Despite all of this, I began to tire of Home as I made my way through. The halting conversations and missed connections came one after another, and for the better part of the novel, don't seem to develop the plot, or our understanding of the characters. Jack, describing how he has always felt like an outsider in the family, says at one point, “Sometimes it seems as though I’m in one universe and you’re in another. All of you.” This line could describe all of Robinson’s fiction—her characters never seem to transcend their own isolation, and only through kind actions can they achieve a respite from their locked-in syndrome. Everydayness rules, and nothing really seems to happen except in character’s heads. In my first post I mused that this approach contrasted with that of Flannery O’Connor, who was bent on disrupting us, jarring us out of everydayness, showing us the workings of grace by using a sledgehammer.

Just when I was about to write off Home as one of those novels in which nothing really happens, Robinson’s narrative turned fierce. The Rev. Boughton, in his last few weeks of life, becomes a sort of mad King Lear, forgetting things and prone to outbursts. For the entire time that Jack has been home the elder Boughton has been reluctant to utter anything except kind and welcoming words, even blaming himself for Jack’s waywardness. Yet near the end, Boughton claims not to recognize his son, holding a candlestick and peering into his face like a Shakespearean fool, then excoriating Jack for abandoning the child he had fathered with a poor teenage girl years ago. It is as if, in deteriorating into madness, the Rev. Boughton finally finds the courage to speak the harsh truth to his son.

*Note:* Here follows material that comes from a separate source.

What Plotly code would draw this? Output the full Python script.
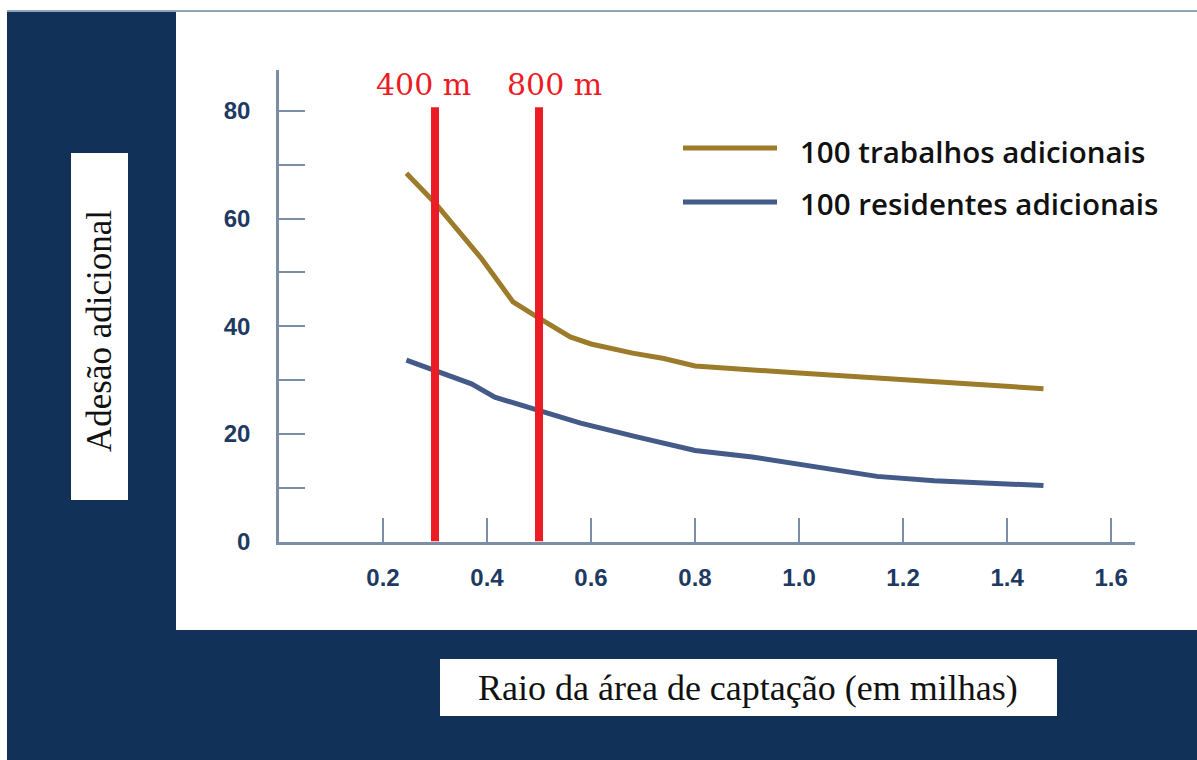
import plotly.graph_objects as go

W, H = 1197, 760

# ---- data ----
jobs_x = [0.245, 0.30, 0.39, 0.45, 0.50, 0.56, 0.60, 0.68, 0.74, 0.80, 1.00, 1.20, 1.40, 1.47]
jobs_y = [68.4, 62.9, 52.5, 44.5, 41.5, 38.0, 36.7, 35.0, 34.0, 32.6, 31.3, 30.1, 29.0, 28.4]

res_x = [0.245, 0.30, 0.37, 0.415, 0.50, 0.58, 0.69, 0.80, 0.91, 1.00, 1.15, 1.26, 1.40, 1.47]
res_y = [33.7, 31.8, 29.3, 26.8, 24.4, 22.0, 19.4, 16.9, 15.7, 14.3, 12.1, 11.3, 10.8, 10.4]

series_names = ["100 trabalhos adicionais", "100 residentes adicionais"]

marker_x = [0.3, 0.5]
marker_labels = ["400 m", "800 m"]
marker_top = 80.7

x_ticks = [0.2, 0.4, 0.6, 0.8, 1.0, 1.2, 1.4, 1.6]
x_ticktext = ["0.2", "0.4", "0.6", "0.8", "1.0", "1.2", "1.4", "1.6"]
y_ticks = [0, 20, 40, 60, 80]
y_minor_ticks = [10, 30, 50, 70]

x_title = "Raio da área de captação (em milhas)"
y_title = "Adesão adicional"

# ---- style ----
GOLD = "#9c7b2b"
BLUE = "#445a88"
RED = "#ec1c24"
NAVY = "#123158"
AXIS = "#7c8da6"
TICKFONT = dict(family="Liberation Sans, Arial, sans-serif",
                size=24, color="#1e3a62", weight="bold")


def px(x):
    return x / W


def py(y):
    return 1 - y / H


fig = go.Figure()
fig.add_trace(go.Scatter(x=jobs_x, y=jobs_y, mode="lines", name=series_names[0],
                         line=dict(color=GOLD, width=5), showlegend=False))
fig.add_trace(go.Scatter(x=res_x, y=res_y, mode="lines", name=series_names[1],
                         line=dict(color=BLUE, width=5), showlegend=False))
for mx in marker_x:
    fig.add_trace(go.Scatter(x=[mx, mx], y=[0, marker_top], mode="lines",
                             line=dict(color=RED, width=8), showlegend=False, hoverinfo="skip"))

shapes = [
    # navy frame
    dict(type="rect", xref="paper", yref="paper", x0=px(7), x1=px(W + 2), y0=py(H + 2), y1=py(11),
         fillcolor=NAVY, line=dict(width=0), layer="below"),
    # white chart panel
    dict(type="rect", xref="paper", yref="paper", x0=px(176), x1=px(W + 2), y0=py(630), y1=py(12),
         fillcolor="white", line=dict(width=0), layer="below"),
    # top thin border
    dict(type="line", xref="paper", yref="paper", x0=px(7), x1=px(W + 2), y0=py(11), y1=py(11),
         line=dict(color="#8fa3bb", width=2), layer="below"),
    # y title box
    dict(type="rect", xref="paper", yref="paper", x0=px(71), x1=px(128), y0=py(500), y1=py(153),
         fillcolor="white", line=dict(width=0), layer="below"),
    # x title box
    dict(type="rect", xref="paper", yref="paper", x0=px(440), x1=px(1057), y0=py(716), y1=py(659),
         fillcolor="white", line=dict(width=0), layer="below"),
    # legend lines
    dict(type="line", xref="paper", yref="paper", x0=px(683), x1=px(777), y0=py(148), y1=py(148),
         line=dict(color=GOLD, width=5)),
    dict(type="line", xref="paper", yref="paper", x0=px(683), x1=px(777), y0=py(202), y1=py(202),
         line=dict(color=BLUE, width=5)),
]

LEGFONT = dict(family="Open Sans, sans-serif", size=29.5, color="#111111", weight=600)
annotations = [
    dict(text=series_names[0], xref="paper", yref="paper", x=px(798), y=py(151), xanchor="left",
         yanchor="middle", showarrow=False, font=LEGFONT),
    dict(text=series_names[1], xref="paper", yref="paper", x=px(798), y=py(203), xanchor="left",
         yanchor="middle", showarrow=False, font=LEGFONT),
    dict(text=y_title, xref="paper", yref="paper", x=px(99), y=py(331), textangle=-90,
         xanchor="center", yanchor="middle", showarrow=False,
         font=dict(family="Liberation Serif, Times New Roman, serif", size=35, color="#111111")),
    dict(text=x_title, xref="paper", yref="paper", x=px(748), y=py(688),
         xanchor="center", yanchor="middle", showarrow=False,
         font=dict(family="Liberation Serif, Times New Roman, serif", size=36, color="#111111")),
]
for mx, lab, shift in zip(marker_x, marker_labels, [-12, 15]):
    annotations.append(dict(text=lab, x=mx, xref="x", yref="paper", y=py(84), xshift=shift,
                            xanchor="center", yanchor="middle", showarrow=False,
                            font=dict(family="DejaVu Serif, serif", size=30, color=RED)))

fig.update_layout(
    width=W, height=H, autosize=False,
    margin=dict(l=0, r=0, t=0, b=0, pad=0, autoexpand=False),
    paper_bgcolor="white", plot_bgcolor="rgba(0,0,0,0)",
    shapes=shapes, annotations=annotations, showlegend=False,
    xaxis=dict(domain=[px(279), px(1135)], range=[0, 1.646], showgrid=False, zeroline=False,
               showline=True, linecolor=AXIS, linewidth=2.5, automargin=False,
               tickmode="array", tickvals=x_ticks, ticktext=x_ticktext,
               ticks="inside", ticklen=24, tickwidth=2, tickcolor=AXIS,
               tickfont=TICKFONT, ticklabelstandoff=13, fixedrange=True),
    yaxis=dict(domain=[py(541.5), py(70)], range=[0, 87.6], showgrid=False, zeroline=False,
               showline=True, linecolor=AXIS, linewidth=2.5, automargin=False,
               tickmode="array", tickvals=y_ticks,
               ticks="inside", ticklen=26, tickwidth=2, tickcolor=AXIS,
               minor=dict(tickmode="array", tickvals=y_minor_ticks, ticks="inside",
                          ticklen=26, tickwidth=2, tickcolor=AXIS),
               tickfont=TICKFONT, ticklabelstandoff=21, fixedrange=True),
)

post = (
    "document.documentElement.style.margin='0';"
    "document.body.style.margin='0';"
    "document.documentElement.style.overflow='hidden';"
    "document.body.style.overflow='hidden';"
)
fig.write_html("out.html", config={"displayModeBar": False}, post_script=post)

As his siblings start to descend on the house for their father’s last days, Jack decides to make his exit, because he can’t trust himself to stay sober in his father’s final hours, and wants to spare everyone the sight of him. But before he does so, Jack comforts his father, cleans him, changes his sheets, and carries him to bed. His father seems too far gone to know it, though. Something has changed in him, Robinson seems to suggest, and Glory notices it too—a gentleness that was striking to her, though “she had always known him to be gentle.” When he offers his father his hand when he leaves, his father rejects it, and Jack bends to kiss his head. After he is gone his older brother Teddy arrives, a responsible, honorable physician. As Teddy tends to caring for his feeble father, the Rev. Boughton thinks he is Jack, and says “you told me goodbye, but I knew you couldn’t leave.” This Robinson at her finest—a missed connection disguised as a reunion, a joy run through with sadness.

The novel ends on another missed connection—Jack’s wife, after a long silence in written correspondence, visits the Boughton house with their son, looking for Jack, only to find that he has gone. Glory invites them in, but they do not enter the house, and must leave to return to their town by nightfall—they are African-American and fear being out at night in a white area. Jack’s wife hands her a letter for her husband, but it is doubtful if it will ever end up in his hands, as Glory does not know where he has gone. But Glory's imagination now possesses Jack’s family, and she thinks of his son (named Robert, after their father) coming back one day to the house, furnished as it still was when they were young, “and the place would seem changed, to him [Jack] and to her. As if all that saving and keeping their father had done was providence indeed, and new love would transform all the old love and make its relics wonderful.” Perhaps in this sense, Jack, who his father says never felt “at home in the house where he was born,” might finally come home. Perhaps, Robinson seems to suggest, it’s the best reunion we can hope for amidst our brokenness.

The fierce end of Home redeemed it for me. For all of her emphasis on the tenderness of grace, Robinson’s depiction of the feeble, crazed Boughton shows its ability to disturb as well as console. Next up, the final book of the trilogy, Lila, whose protagonist is the Rev. Ames’ young, unschooled wife.